══ Data excerpt ══

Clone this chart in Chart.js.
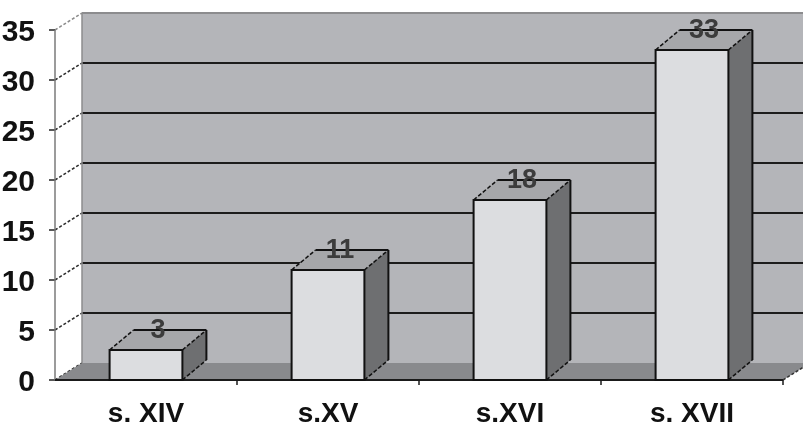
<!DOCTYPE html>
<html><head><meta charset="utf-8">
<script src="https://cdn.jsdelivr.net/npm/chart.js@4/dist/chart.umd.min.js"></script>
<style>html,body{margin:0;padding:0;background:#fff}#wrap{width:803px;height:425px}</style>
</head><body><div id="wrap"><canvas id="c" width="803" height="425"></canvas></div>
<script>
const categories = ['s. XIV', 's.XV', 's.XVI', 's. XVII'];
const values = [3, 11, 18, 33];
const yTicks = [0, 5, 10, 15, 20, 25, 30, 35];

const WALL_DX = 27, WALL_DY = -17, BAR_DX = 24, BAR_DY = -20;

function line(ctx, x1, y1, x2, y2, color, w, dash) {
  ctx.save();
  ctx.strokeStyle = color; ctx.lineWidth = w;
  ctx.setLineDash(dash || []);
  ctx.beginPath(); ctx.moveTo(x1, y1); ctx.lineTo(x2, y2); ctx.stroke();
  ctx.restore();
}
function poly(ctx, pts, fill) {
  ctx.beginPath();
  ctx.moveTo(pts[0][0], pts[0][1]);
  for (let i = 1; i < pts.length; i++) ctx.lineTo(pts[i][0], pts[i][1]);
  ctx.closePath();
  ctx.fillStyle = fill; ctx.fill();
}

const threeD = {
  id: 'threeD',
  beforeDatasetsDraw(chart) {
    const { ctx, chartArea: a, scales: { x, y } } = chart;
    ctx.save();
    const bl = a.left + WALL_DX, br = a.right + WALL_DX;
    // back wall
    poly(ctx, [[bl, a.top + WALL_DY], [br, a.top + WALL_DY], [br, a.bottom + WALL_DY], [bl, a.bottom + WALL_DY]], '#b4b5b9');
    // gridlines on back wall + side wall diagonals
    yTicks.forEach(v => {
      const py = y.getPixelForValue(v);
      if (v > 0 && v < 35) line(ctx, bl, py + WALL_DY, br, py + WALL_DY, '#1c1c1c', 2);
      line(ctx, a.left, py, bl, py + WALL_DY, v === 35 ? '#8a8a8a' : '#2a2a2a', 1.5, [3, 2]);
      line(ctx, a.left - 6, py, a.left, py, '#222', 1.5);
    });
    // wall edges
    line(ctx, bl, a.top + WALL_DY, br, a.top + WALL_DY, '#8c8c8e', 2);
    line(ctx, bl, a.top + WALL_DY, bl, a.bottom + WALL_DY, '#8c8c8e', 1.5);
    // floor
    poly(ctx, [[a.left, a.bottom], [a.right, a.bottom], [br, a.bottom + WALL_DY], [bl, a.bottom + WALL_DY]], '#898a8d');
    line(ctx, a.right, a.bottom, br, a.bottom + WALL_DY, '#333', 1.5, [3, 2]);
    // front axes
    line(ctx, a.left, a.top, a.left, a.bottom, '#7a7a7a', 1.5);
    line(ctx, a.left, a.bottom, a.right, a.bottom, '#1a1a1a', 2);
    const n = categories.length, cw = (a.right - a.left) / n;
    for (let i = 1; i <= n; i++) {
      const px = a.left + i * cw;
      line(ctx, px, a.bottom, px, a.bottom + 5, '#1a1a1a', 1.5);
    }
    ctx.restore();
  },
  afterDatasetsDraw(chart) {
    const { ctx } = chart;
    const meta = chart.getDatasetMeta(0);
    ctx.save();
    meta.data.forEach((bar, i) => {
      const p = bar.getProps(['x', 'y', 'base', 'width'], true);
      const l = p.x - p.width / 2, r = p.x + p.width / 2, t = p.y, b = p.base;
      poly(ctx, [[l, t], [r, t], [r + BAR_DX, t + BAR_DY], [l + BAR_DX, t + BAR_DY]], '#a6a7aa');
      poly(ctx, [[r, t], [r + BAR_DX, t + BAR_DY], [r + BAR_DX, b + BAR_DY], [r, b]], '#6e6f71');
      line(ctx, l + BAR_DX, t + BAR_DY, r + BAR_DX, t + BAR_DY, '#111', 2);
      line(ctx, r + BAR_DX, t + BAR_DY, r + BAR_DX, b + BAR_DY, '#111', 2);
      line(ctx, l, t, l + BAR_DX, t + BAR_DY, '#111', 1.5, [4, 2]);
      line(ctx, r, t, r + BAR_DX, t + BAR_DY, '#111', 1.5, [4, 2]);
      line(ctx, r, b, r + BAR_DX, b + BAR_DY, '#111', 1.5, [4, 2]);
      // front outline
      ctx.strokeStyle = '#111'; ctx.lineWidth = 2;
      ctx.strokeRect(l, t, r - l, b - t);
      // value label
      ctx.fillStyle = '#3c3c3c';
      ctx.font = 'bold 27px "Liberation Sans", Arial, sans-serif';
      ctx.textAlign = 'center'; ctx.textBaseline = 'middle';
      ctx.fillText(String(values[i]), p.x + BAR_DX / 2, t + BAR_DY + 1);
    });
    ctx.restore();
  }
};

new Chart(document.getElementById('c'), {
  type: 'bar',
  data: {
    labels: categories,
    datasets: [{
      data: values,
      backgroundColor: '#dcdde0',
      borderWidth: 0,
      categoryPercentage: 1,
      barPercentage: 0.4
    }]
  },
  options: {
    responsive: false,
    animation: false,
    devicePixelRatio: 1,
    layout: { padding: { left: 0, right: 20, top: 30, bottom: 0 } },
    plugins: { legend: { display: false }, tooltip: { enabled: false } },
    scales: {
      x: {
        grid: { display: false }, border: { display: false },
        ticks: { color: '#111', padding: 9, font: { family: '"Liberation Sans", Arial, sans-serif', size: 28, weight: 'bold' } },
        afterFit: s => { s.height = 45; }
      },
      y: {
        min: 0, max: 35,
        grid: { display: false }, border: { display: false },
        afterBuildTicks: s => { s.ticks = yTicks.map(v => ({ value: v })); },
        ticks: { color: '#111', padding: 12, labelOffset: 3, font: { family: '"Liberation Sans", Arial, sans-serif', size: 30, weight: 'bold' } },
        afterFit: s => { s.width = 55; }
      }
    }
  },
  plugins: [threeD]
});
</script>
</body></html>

═══

- [What to work on] Quote each line of the listing exactly, but leave the pictures out.

- [Worked solution]
Clone this chart in Chart.js.
<!DOCTYPE html>
<html><head><meta charset="utf-8">
<script src="https://cdn.jsdelivr.net/npm/chart.js@4/dist/chart.umd.min.js"></script>
<style>html,body{margin:0;padding:0;background:#fff}#wrap{width:803px;height:425px}</style>
</head><body><div id="wrap"><canvas id="c" width="803" height="425"></canvas></div>
<script>
const categories = ['s. XIV', 's.XV', 's.XVI', 's. XVII'];
const values = [3, 11, 18, 33];
const yTicks = [0, 5, 10, 15, 20, 25, 30, 35];

const WALL_DX = 27, WALL_DY = -17, BAR_DX = 24, BAR_DY = -20;

function line(ctx, x1, y1, x2, y2, color, w, dash) {
  ctx.save();
  ctx.strokeStyle = color; ctx.lineWidth = w;
  ctx.setLineDash(dash || []);
  ctx.beginPath(); ctx.moveTo(x1, y1); ctx.lineTo(x2, y2); ctx.stroke();
  ctx.restore();
}
function poly(ctx, pts, fill) {
  ctx.beginPath();
  ctx.moveTo(pts[0][0], pts[0][1]);
  for (let i = 1; i < pts.length; i++) ctx.lineTo(pts[i][0], pts[i][1]);
  ctx.closePath();
  ctx.fillStyle = fill; ctx.fill();
}

const threeD = {
  id: 'threeD',
  beforeDatasetsDraw(chart) {
    const { ctx, chartArea: a, scales: { x, y } } = chart;
    ctx.save();
    const bl = a.left + WALL_DX, br = a.right + WALL_DX;
    // back wall
    poly(ctx, [[bl, a.top + WALL_DY], [br, a.top + WALL_DY], [br, a.bottom + WALL_DY], [bl, a.bottom + WALL_DY]], '#b4b5b9');
    // gridlines on back wall + side wall diagonals
    yTicks.forEach(v => {
      const py = y.getPixelForValue(v);
      if (v > 0 && v < 35) line(ctx, bl, py + WALL_DY, br, py + WALL_DY, '#1c1c1c', 2);
      line(ctx, a.left, py, bl, py + WALL_DY, v === 35 ? '#8a8a8a' : '#2a2a2a', 1.5, [3, 2]);
      line(ctx, a.left - 6, py, a.left, py, '#222', 1.5);
    });
    // wall edges
    line(ctx, bl, a.top + WALL_DY, br, a.top + WALL_DY, '#8c8c8e', 2);
    line(ctx, bl, a.top + WALL_DY, bl, a.bottom + WALL_DY, '#8c8c8e', 1.5);
    // floor
    poly(ctx, [[a.left, a.bottom], [a.right, a.bottom], [br, a.bottom + WALL_DY], [bl, a.bottom + WALL_DY]], '#898a8d');
    line(ctx, a.right, a.bottom, br, a.bottom + WALL_DY, '#333', 1.5, [3, 2]);
    // front axes
    line(ctx, a.left, a.top, a.left, a.bottom, '#7a7a7a', 1.5);
    line(ctx, a.left, a.bottom, a.right, a.bottom, '#1a1a1a', 2);
    const n = categories.length, cw = (a.right - a.left) / n;
    for (let i = 1; i <= n; i++) {
      const px = a.left + i * cw;
      line(ctx, px, a.bottom, px, a.bottom + 5, '#1a1a1a', 1.5);
    }
    ctx.restore();
  },
  afterDatasetsDraw(chart) {
    const { ctx } = chart;
    const meta = chart.getDatasetMeta(0);
    ctx.save();
    meta.data.forEach((bar, i) => {
      const p = bar.getProps(['x', 'y', 'base', 'width'], true);
      const l = p.x - p.width / 2, r = p.x + p.width / 2, t = p.y, b = p.base;
      poly(ctx, [[l, t], [r, t], [r + BAR_DX, t + BAR_DY], [l + BAR_DX, t + BAR_DY]], '#a6a7aa');
      poly(ctx, [[r, t], [r + BAR_DX, t + BAR_DY], [r + BAR_DX, b + BAR_DY], [r, b]], '#6e6f71');
      line(ctx, l + BAR_DX, t + BAR_DY, r + BAR_DX, t + BAR_DY, '#111', 2);
      line(ctx, r + BAR_DX, t + BAR_DY, r + BAR_DX, b + BAR_DY, '#111', 2);
      line(ctx, l, t, l + BAR_DX, t + BAR_DY, '#111', 1.5, [4, 2]);
      line(ctx, r, t, r + BAR_DX, t + BAR_DY, '#111', 1.5, [4, 2]);
      line(ctx, r, b, r + BAR_DX, b + BAR_DY, '#111', 1.5, [4, 2]);
      // front outline
      ctx.strokeStyle = '#111'; ctx.lineWidth = 2;
      ctx.strokeRect(l, t, r - l, b - t);
      // value label
      ctx.fillStyle = '#3c3c3c';
      ctx.font = 'bold 27px "Liberation Sans", Arial, sans-serif';
      ctx.textAlign = 'center'; ctx.textBaseline = 'middle';
      ctx.fillText(String(values[i]), p.x + BAR_DX / 2, t + BAR_DY + 1);
    });
    ctx.restore();
  }
};

new Chart(document.getElementById('c'), {
  type: 'bar',
  data: {
    labels: categories,
    datasets: [{
      data: values,
      backgroundColor: '#dcdde0',
      borderWidth: 0,
      categoryPercentage: 1,
      barPercentage: 0.4
    }]
  },
  options: {
    responsive: false,
    animation: false,
    devicePixelRatio: 1,
    layout: { padding: { left: 0, right: 20, top: 30, bottom: 0 } },
    plugins: { legend: { display: false }, tooltip: { enabled: false } },
    scales: {
      x: {
        grid: { display: false }, border: { display: false },
        ticks: { color: '#111', padding: 9, font: { family: '"Liberation Sans", Arial, sans-serif', size: 28, weight: 'bold' } },
        afterFit: s => { s.height = 45; }
      },
      y: {
        min: 0, max: 35,
        grid: { display: false }, border: { display: false },
        afterBuildTicks: s => { s.ticks = yTicks.map(v => ({ value: v })); },
        ticks: { color: '#111', padding: 12, labelOffset: 3, font: { family: '"Liberation Sans", Arial, sans-serif', size: 30, weight: 'bold' } },
        afterFit: s => { s.width = 55; }
      }
    }
  },
  plugins: [threeD]
});
</script>
</body></html>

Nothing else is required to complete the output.